By coincidence, this abstract concept was formalized for me when I listened to an episode of Naval’s podcast titled “The Principal-Agent Problem”. I was happy to stumble upon this apparently very well-studied area of social science. The podcast highlights the fact that employees don’t always act as owners of a business would if it’s not also in their own best interest. Naval goes on to say that this is why he prefers to hire smaller or boutique firms for professional services. They tend to produce higher quality and more accountable outcomes because all employees of those firms tend to have aligned incentives.

Many of our clients like working with us for the same reason. We’re not a huge firm, so everyone has a vested interest in producing a great outcome. This is almost never true of a larger-scale firm. Acknowledging this fact, how do we at Nuvalence maintain high-quality outcomes and accountability as we become a larger firm?

It’s All About Incentives

Amazon calls out “ownership” as one of its core leadership principles and nearly 10 years ago, the famous Netflix slide deck on its culture attempted to tackle a version of this challenge. The solution, unsurprisingly, is not to create well-maintained processes and methodologies to ensure quality results. The only durable solution is to hire and retain the best talent while aligning incentives of owners and “agents”. That last part about aligning incentives is really the key in managing the Principal-Agent Problem. We’re still figuring this out as we grow at Nuvalence but there are some specific principles we follow when it comes to aligning incentives:

  • We don’t reward team members for billable hours, we reward based on client outcomes and contributions (one of our principles is to act as though time is scarce)

  • When the firm does well, our team members must directly feel the results of that firm-wide success (not just their own personal performance)

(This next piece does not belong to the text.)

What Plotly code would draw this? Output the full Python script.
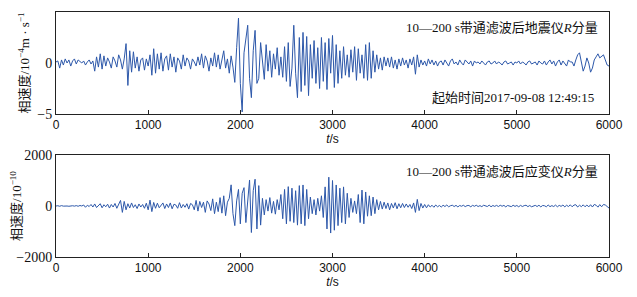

  • Even though we are not a venture-backed corporation with traditional stock options, every team member has an ownership stake in the firm

  • We make bets on people who act like “owners” by giving them more responsibility, accountability, and rewards regardless of seniority

Most everyone at Nuvalence comes from a background of building commercial cloud products and services. This product-focused mindset naturally lends itself to a tighter sense of ownership. Projects come and go but great products are durable and leave legacies. We will continue to learn and course correct along the way and we’ll share what we learn here on our blog. I would love to hear your thoughts as well!